Accordingly, other implementations are within the scope of the following claims.

Claims

What is claimed is:

1. A substrate polishing system comprising:

a substrate transfer unit to support a bottom surface of a substrate and transfer the substrate while forming a transfer orbit in a circle by rotating;

at least one carrier to perform polishing on the substrate received from the substrate transfer unit; and

a loader to load the substrate which is seated on the substrate transfer unit to the carrier or unload a substrate placed on the carrier to the substrate transfer unit.

2. The substrate polishing system of claim 1, wherein the loader comprises a first nozzle to spray a fluid.

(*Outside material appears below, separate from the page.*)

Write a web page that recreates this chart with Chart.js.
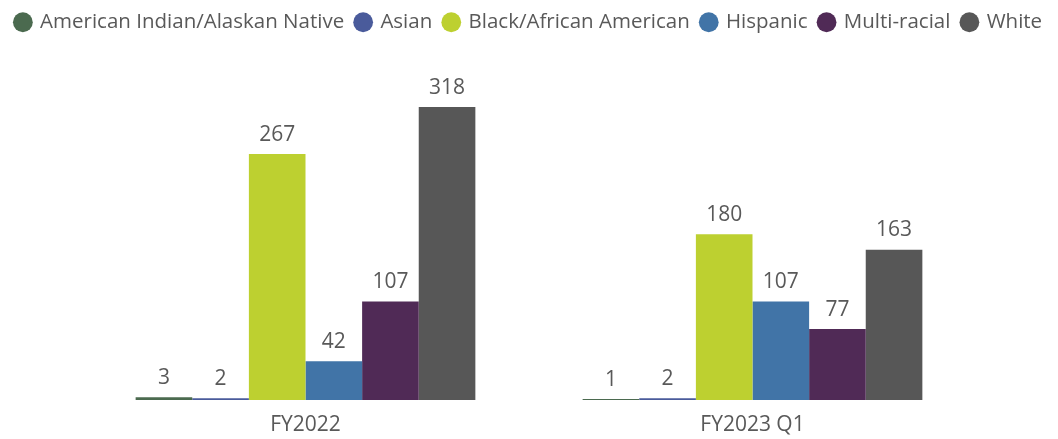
<!DOCTYPE html>
<html>
<head>
<meta charset="utf-8">
<script src="https://cdn.jsdelivr.net/npm/chart.js@4.4.0/dist/chart.umd.min.js"></script>
<style>
html, body { margin: 0; padding: 0; background: #fff; }
#wrap { width: 1058px; height: 439px; }
</style>
</head>
<body>
<div id="wrap"><canvas id="chart"></canvas></div>
<script>
const categories = ['FY2022', 'FY2023 Q1'];
const seriesNames = ['American Indian/Alaskan Native', 'Asian', 'Black/African American', 'Hispanic', 'Multi-racial', 'White'];
const aianValues = [3, 1];
const asianValues = [2, 2];
const blackValues = [267, 180];
const hispanicValues = [42, 107];
const multiValues = [107, 77];
const whiteValues = [318, 163];
const seriesColors = ['#4b6a4f', '#4a5b9b', '#bdd030', '#4174a7', '#502a56', '#575757'];

const textColor = '#595959';
const fontFamily = '"Open Sans", "Noto Sans", sans-serif';

const allValues = [aianValues, asianValues, blackValues, hispanicValues, multiValues, whiteValues];

// value labels above each bar
const barLabels = {
    id: 'barLabels',
    afterDatasetsDraw(chart) {
        const ctx = chart.ctx;
        ctx.save();
        ctx.font = '21px ' + fontFamily;
        ctx.fillStyle = textColor;
        ctx.textAlign = 'center';
        ctx.textBaseline = 'bottom';
        chart.data.datasets.forEach((ds, i) => {
            chart.getDatasetMeta(i).data.forEach((bar, j) => {
                ctx.fillText(ds.data[j], bar.x, bar.y - 9);
            });
        });
        ctx.restore();
    }
};

// fixed legend height so the plot area lines up
const legendHeight = {
    id: 'legendHeight',
    beforeInit(chart) {
        const fit = chart.legend.fit;
        chart.legend.fit = function () {
            fit.bind(chart.legend)();
            this.height = 50;
        };
    }
};

const sideAxis = (pos) => ({
    position: pos,
    display: true,
    min: 0,
    max: 380,
    grid: { display: false },
    border: { display: false },
    ticks: { display: false },
    afterFit: (s) => { s.width = 82; }
});

new Chart(document.getElementById('chart').getContext('2d'), {
    type: 'bar',
    data: {
        labels: categories,
        datasets: seriesNames.map((name, i) => ({
            label: name,
            data: allValues[i],
            backgroundColor: seriesColors[i],
            borderWidth: 0,
            categoryPercentage: 0.76,
            barPercentage: 1.0
        }))
    },
    options: {
        responsive: true,
        maintainAspectRatio: false,
        animation: false,
        layout: { padding: 0 },
        plugins: {
            legend: {
                position: 'top',
                labels: {
                    usePointStyle: true,
                    pointStyle: 'circle',
                    boxWidth: 14,
                    boxHeight: 14,
                    padding: 12,
                    color: textColor,
                    font: { family: fontFamily, size: 20.5 }
                }
            },
            tooltip: { enabled: false }
        },
        scales: {
            x: {
                grid: { display: false, drawTicks: false, tickLength: 0 },
                border: { display: false },
                ticks: {
                    color: textColor,
                    padding: 12,
                    font: { family: fontFamily, size: 21 }
                },
                afterFit: (s) => { s.height = 39; }
            },
            y: sideAxis('left'),
            y2: sideAxis('right')
        }
    },
    plugins: [barLabels, legendHeight]
});
</script>
</body>
</html>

3. The substrate polishing system of claim 2, wherein the loader further comprises:

a rotator to rotate on an axis perpendicular to a ground;

a loading plate to support the bottom surface of the substrate the loading plate being rotatable by the rotator;

a protrusion connected to an outside of the loading plate and protruding upwardly.

4. The substrate polishing system of claim 3, wherein during a process of loading or unloading the substrate by moving the loader upward, an upper surface of the protrusion is placed higher than a bottom surface of the carrier.

5. The substrate polishing system of claim 3, wherein the first nozzle is placed on an upper surface of the loading plate.

6. The substrate polishing system of claim 3, wherein the first nozzle is placed on an inner surface of the protrusion.

7. The substrate polishing system of claim 3, wherein the loader vertically moves upwards or downwards from the substrate transfer unit.

8. The substrate polishing system of claim 1, wherein the substrate transfer unit comprises:

a shaft to rotate on an axis perpendicular to a ground; and

at least one transfer arm to support a bottom surface of the substrate and transfer the substrate while forming a transfer orbit in a circle by rotation of the shaft.

9. The substrate polishing system of claim 8, wherein the transfer arm receives an unpolished substrate at a first point on the transfer orbit and transfers the unpolished substrate to the carrier by moving to a second point on the transfer orbit.

10. The substrate polishing system of claim 9, wherein the transfer arm receives a polished substrate from the carrier at the second point and transfers the polished substrate to the first point for a next process.

11. The substrate polishing system of claim 10, wherein a plurality of transfer arms is provided, and are each disposed at an equiangular interval with the shaft as a center.

12. The substrate polishing system of claim 11, wherein when one of the plurality of transfer arms is placed on the first point, at least one of the plurality of transfer arms is placed on the second point.

13. The substrate polishing system of claim 9, wherein the loader is placed on the second point.

14. The substrate polishing system of claim 9, further comprising a stage portion to support the substrate wherein the stage portion is placed on a point on the transfer orbit.

15. The substrate polishing system of claim 14, wherein the stage portion is placed on the first point.

16. The substrate polishing system of claim 15, wherein the stage portion comprises a second nozzle to spray a fluid.